AUX MOTIFS QUE « la mission donnée aux huissiers, limitées aux documents présentant une similitude avec les noms de contacts figurant sur le listing clients de la société ACIES était parfaitement circonscrite et ne peut pas être considérée comme ayant un caractère général ; qu'il ne peut pas être opposé le secret des affaire pour empêcher la communication de documents permettant à la société ACIES de protéger ses droits » ;


ALORS QUE D'UNE PART, toute mesure d'instruction in futurum doit être strictement circonscrite et limitée aux seules investigations nécessaires à la preuve des faits litigieux, de manière à ne pas porter une atteinte illégitime aux libertés fondamentales du défendeur, et notamment au secret des affaires ; qu'en conséquence, ne sont pas légalement admissibles les mesures qui confèrent à l'huissier une mission générale d'investigation et un pouvoir d'enquête et de contrainte lui permettant de mener une véritable perquisition civile des locaux visés par l'ordonnance ; qu'en autorisant en l'espèce l'huissier à « se faire communiquer et au besoin rechercher tous documents commerciaux, fichiers clients, bons de commande, offres de services, documents techniques de la société ILCEOS et/ou de Monsieur Ludovic X... présentant une similitude avec les noms et contacts figurant sur le listing clients de la société ACIES, qui sera en possession de l'huissier ainsi qu'à consulter les messageries e-mail et se faire remettre ou prendre copie de tous courriers ou mail présentant une similitude avec les noms et contacts figurant sur le listing clients de la société ACIES » cependant que ledit listing client de la société ACIES n'était pas communiqué en sorte que son contenu ne pouvait être contrôlé et que les « documents techniques » de la société ILCEOS CONSULTING, qui ne concernaient que les modalités choisies par cette société pour l'exécution de ses missions et le coût des méthodes de gestion utilisées par celle-ci, étaient sans aucun rapport avec les faits litigieux – ce dont il résultait que l'huissier s'était vu conférer un véritable pouvoir d'enquête et que les mesures prescrites n'étaient aucunement circonscrites, mais constituaient au contraire une atteinte illégitime au secret des affaires, la Cour d'appel a violé les dispositions de l'article 145 du Code de procédure civile.

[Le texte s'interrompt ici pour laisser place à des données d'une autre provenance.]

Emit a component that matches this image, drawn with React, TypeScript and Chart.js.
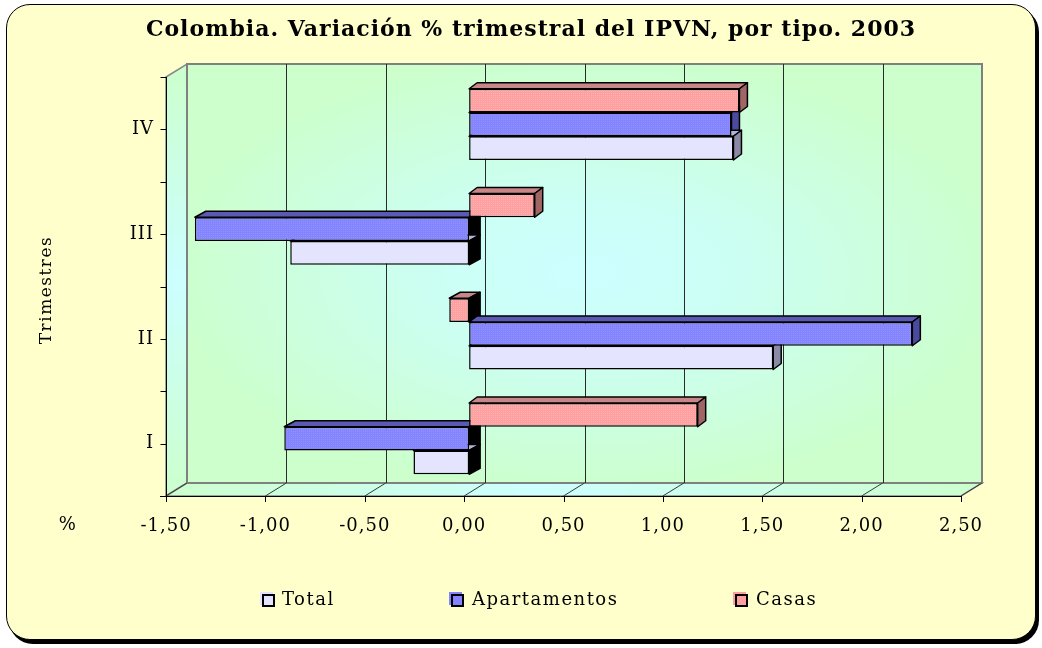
import React, { useEffect, useRef } from 'react';
import { Chart, registerables } from 'chart.js';

Chart.register(...registerables);

// ---- data ----
const categories = ['I', 'II', 'III', 'IV'];
const seriesNames = ['Total', 'Apartamentos', 'Casas'];
const totalValues = [-0.28, 1.53, -0.9, 1.33];
const apartamentosValues = [-0.93, 2.23, -1.38, 1.32];
const casasValues = [1.15, -0.1, 0.33, 1.36];
const xTickValues = [-1.5, -1, -0.5, 0, 0.5, 1, 1.5, 2, 2.5];
const titleText = 'Colombia. Variación % trimestral del IPVN, por tipo. 2003';
const yAxisTitle = 'Trimestres';
const xAxisUnit = '%';

// ---- styles ----
const FONT = '"DejaVu Serif", "Liberation Serif", serif';
const frontColors = ['#e4e4ff', '#8484ff', '#ffa0a0'];
const dotColors = ['#e4e4ff', '#9090ff', '#ffb0b0'];
const topColors = ['#b4b4d4', '#5a5ab4', '#c88686'];
const sideColors = ['#8a8aa6', '#4a4a9e', '#a06666'];
const WALL_DX = 21;
const WALL_DY = -13;
const BAR_SHIFT_X = 5;
const BAR_SHIFT_Y = -5;
const TICK_SPACING = '1px';

function makePattern(base: string, dot: string) {
  const c = document.createElement('canvas');
  c.width = 2;
  c.height = 2;
  const g = c.getContext('2d')!;
  g.fillStyle = base;
  g.fillRect(0, 0, 2, 2);
  g.fillStyle = dot;
  g.fillRect(0, 0, 1, 1);
  const ctx = document.createElement('canvas').getContext('2d')!;
  return ctx.createPattern(c, 'repeat') as CanvasPattern;
}

function poly(ctx: CanvasRenderingContext2D, pts: number[][]) {
  ctx.beginPath();
  ctx.moveTo(pts[0][0], pts[0][1]);
  for (let i = 1; i < pts.length; i++) ctx.lineTo(pts[i][0], pts[i][1]);
  ctx.closePath();
}

const GREEN = '#ccffcc';
const CYAN = '#ccffff';

const wallsPlugin = {
  id: 'walls3d',
  beforeDraw(chart: any) {
    const ctx: CanvasRenderingContext2D = chart.ctx;
    const xs = chart.scales.x;
    const { top: T, bottom: B } = chart.chartArea;
    const L = xs.getPixelForValue(xTickValues[0]);
    const R = xs.getPixelForValue(xTickValues[xTickValues.length - 1]);
    ctx.save();
    // left wall
    let g = ctx.createLinearGradient(0, T + WALL_DY, 0, B);
    g.addColorStop(0, GREEN);
    g.addColorStop(0.5, CYAN);
    g.addColorStop(1, GREEN);
    poly(ctx, [[L, T], [L + WALL_DX, T + WALL_DY], [L + WALL_DX, B + WALL_DY], [L, B]]);
    ctx.fillStyle = g;
    ctx.fill();
    ctx.strokeStyle = '#888888';
    ctx.lineWidth = 1.5;
    ctx.stroke();
    // floor
    g = ctx.createLinearGradient(L, 0, R + WALL_DX, 0);
    g.addColorStop(0, GREEN);
    g.addColorStop(0.45, CYAN);
    g.addColorStop(1, GREEN);
    poly(ctx, [[L, B], [L + WALL_DX, B + WALL_DY], [R + WALL_DX, B + WALL_DY], [R, B]]);
    ctx.fillStyle = g;
    ctx.fill();
    ctx.stroke();
    // back wall with gradient from centre
    const bx0 = L + WALL_DX, by0 = T + WALL_DY, bx1 = R + WALL_DX, by1 = B + WALL_DY;
    const cx = (bx0 + bx1) / 2, cy = (by0 + by1) / 2;
    const hw = (bx1 - bx0) / 2, hh = (by1 - by0) / 2;
    ctx.save();
    ctx.beginPath();
    ctx.rect(bx0, by0, bx1 - bx0, by1 - by0);
    ctx.clip();
    ctx.translate(cx, cy);
    ctx.scale(hw, hh);
    const rg = ctx.createRadialGradient(0, 0, 0, 0, 0, 1.05);
    rg.addColorStop(0, CYAN);
    rg.addColorStop(0.35, '#ccfff4');
    rg.addColorStop(1, GREEN);
    ctx.fillStyle = rg;
    ctx.fillRect(-1.5, -1.5, 3, 3);
    ctx.restore();
    ctx.strokeStyle = '#808080';
    ctx.lineWidth = 2;
    ctx.strokeRect(bx0, by0, bx1 - bx0, by1 - by0);
    // grid lines on back wall & floor
    ctx.lineWidth = 1;
    xTickValues.forEach((v, i) => {
      const px = xs.getPixelForValue(v);
      if (i > 0 && i < xTickValues.length - 1) {
        ctx.strokeStyle = '#2a2a2a';
        ctx.beginPath();
        ctx.moveTo(Math.round(px + WALL_DX) + 0.5, by0);
        ctx.lineTo(Math.round(px + WALL_DX) + 0.5, by1);
        ctx.stroke();
      }
      ctx.strokeStyle = '#3a3a3a';
      ctx.beginPath();
      ctx.moveTo(px, B);
      ctx.lineTo(px + WALL_DX, B + WALL_DY);
      ctx.stroke();
    });
    // front axes
    ctx.strokeStyle = '#000';
    ctx.lineWidth = 1;
    ctx.beginPath();
    ctx.moveTo(L - 6, Math.round(B) + 0.5);
    ctx.lineTo(R, Math.round(B) + 0.5);
    ctx.stroke();
    xTickValues.forEach((v) => {
      const px = Math.round(xs.getPixelForValue(v)) + 0.5;
      ctx.beginPath();
      ctx.moveTo(px, B);
      ctx.lineTo(px, B + 6);
      ctx.stroke();
    });
    const ax = Math.round(L) + 0.5;
    ctx.beginPath();
    ctx.moveTo(ax, T);
    ctx.lineTo(ax, B);
    ctx.stroke();
    const n = categories.length;
    for (let k = 0; k <= 2 * n; k++) {
      const py = Math.round(T + ((B - T) * k) / (2 * n)) + 0.5;
      ctx.beginPath();
      ctx.moveTo(ax - 6, py);
      ctx.lineTo(ax, py);
      ctx.stroke();
    }
    ctx.restore();
    ctx.letterSpacing = TICK_SPACING;
  },
  beforeDatasetsDraw(chart: any) {
    const ctx: CanvasRenderingContext2D = chart.ctx;
    ctx.save();
    ctx.translate(BAR_SHIFT_X, BAR_SHIFT_Y);
    ctx.lineWidth = 1.5;
    ctx.strokeStyle = '#000';
    ctx.lineJoin = 'round';
    chart.data.datasets.forEach((ds: any, di: number) => {
      const i = ds.seriesIndex;
      const meta = chart.getDatasetMeta(di);
      meta.data.forEach((bar: any) => {
        const { x, y, base, height } = bar.getProps(['x', 'y', 'base', 'height'], true);
        const top = y - height / 2;
        const bottom = y + height / 2;
        const neg = x < base;
        const left = Math.min(x, base);
        const right = Math.max(x, base);
        const dx = neg ? 11 : 8;
        const dy = -6;
        poly(ctx, [[left, top], [right, top], [right + dx, top + dy], [left + dx, top + dy]]);
        ctx.fillStyle = topColors[i];
        ctx.fill();
        ctx.stroke();
        poly(ctx, [[right, top], [right + dx, top + dy], [right + dx, bottom + dy], [right, bottom]]);
        ctx.fillStyle = neg ? '#000000' : sideColors[i];
        ctx.fill();
        ctx.stroke();
      });
    });
  },
  afterDatasetsDraw(chart: any) {
    chart.ctx.restore();
  },
  afterDraw(chart: any) {
    const ctx: CanvasRenderingContext2D = chart.ctx;
    ctx.save();
    ctx.fillStyle = '#000';
    ctx.textBaseline = 'middle';
    // title
    ctx.letterSpacing = '1px';
    ctx.font = `bold 22px ${FONT}`;
    ctx.textAlign = 'center';
    ctx.fillText(titleText, 531, 30);
    // y title
    ctx.letterSpacing = '1.5px';
    ctx.font = `17px ${FONT}`;
    ctx.save();
    ctx.translate(47, 290);
    ctx.rotate(-Math.PI / 2);
    ctx.fillText(yAxisTitle, 0, 0);
    ctx.restore();
    // unit
    ctx.font = `18px ${FONT}`;
    ctx.fillText(xAxisUnit, 68, 525);
    // legend
    const items = [
      { x: 262, tx: 282 },
      { x: 451, tx: 472 },
      { x: 735, tx: 756 },
    ];
    ctx.font = `18px ${FONT}`;
    ctx.letterSpacing = '1.5px';
    ctx.textAlign = 'left';
    items.forEach((it, i) => {
      ctx.fillStyle = frontColors[i];
      ctx.fillRect(it.x - 2, 592, 13, 13);
      ctx.fillRect(it.x, 594, 13, 13);
      ctx.strokeStyle = '#000';
      ctx.lineWidth = 2;
      ctx.strokeRect(it.x + 1, 595, 11, 11);
      ctx.fillStyle = '#000';
      ctx.fillText(seriesNames[i], it.tx, 600);
    });
    ctx.restore();
  },
};

export default function App() {
  const ref = useRef<HTMLCanvasElement | null>(null);
  useEffect(() => {
    if (!ref.current) return;
    const values = [totalValues, apartamentosValues, casasValues];
    // Casas drawn first (top of each band), Total last (bottom of each band)
    const order = [2, 1, 0];
    const chart = new Chart(ref.current, {
      type: 'bar',
      data: {
        labels: categories,
        datasets: order.map((i) => ({
          label: seriesNames[i],
          seriesIndex: i,
          data: values[i],
          backgroundColor: i === 0 ? frontColors[0] : makePattern(frontColors[i], dotColors[i]),
          borderColor: '#000',
          borderWidth: 1.5,
          borderSkipped: false,
          categoryPercentage: 0.68,
          barPercentage: 1,
        })),
      },
      options: {
        indexAxis: 'y',
        responsive: false,
        animation: false,
        events: [],
        layout: { padding: { left: 0, right: 81, top: 77, bottom: 102 } },
        plugins: {
          legend: { display: false },
          title: { display: false },
          tooltip: { enabled: false },
        },
        scales: {
          x: {
            type: 'linear',
            min: -1.5,
            max: 2.5,
            afterBuildTicks: (s: any) => {
              s.ticks = xTickValues.map((v) => ({ value: v }));
            },
            ticks: {
              callback: (v: any) => Number(v).toFixed(2).replace('.', ','),
              font: { family: FONT, size: 18 },
              color: '#000',
              padding: 20,
              maxRotation: 0,
              autoSkip: false,
            },
            grid: { display: false, drawTicks: false },
            border: { display: false },
            afterFit: (s: any) => {
              s.height = 50;
            },
          },
          y: {
            reverse: true,
            ticks: {
              font: { family: FONT, size: 18 },
              color: '#000',
              padding: 12,
            },
            grid: { display: false, drawTicks: false },
            border: { display: false },
            afterFit: (s: any) => {
              s.width = 166;
            },
          },
        },
      },
      plugins: [wallsPlugin],
    } as any);
    return () => chart.destroy();
  }, []);

  return (
    <div style={{ position: 'fixed', left: 0, top: 0, width: 1042, height: 648, background: '#ffffff' }}>
      <div
        style={{
          position: 'absolute',
          left: 6,
          top: 4,
          width: 1028,
          height: 634,
          border: '1.5px solid #000',
          borderRadius: 24,
          background: '#ffffcc',
          boxShadow: '3px 4px 0 #000',
        }}
      />
      <canvas ref={ref} width={1042} height={648} style={{ position: 'absolute', left: 0, top: 0 }} />
    </div>
  );
}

ALORS QUE D'AUTRE PART s'il est possible à l'huissier chargé d'effectuer des mesures d'instruction in futurum de se faire assister d'un homme de l'art ou d'une tierce personne, il ne peut s'agir – conformément au droit au procès équitable – que d'une personne indépendante des parties ; qu'en refusant de rétracter l'ordonnance du 26 janvier 2006 qui autorisait pourtant l'huissier commis à se faire assister d'un représentant social ou d'un mandataire de la société ACIES, la Cour d'appel a violé l'article 145 du Code de procédure civile, ensemble l'article 6-1 de la Convention européenne de Sauvegarde des droits de l'homme et des libertés fondamentales.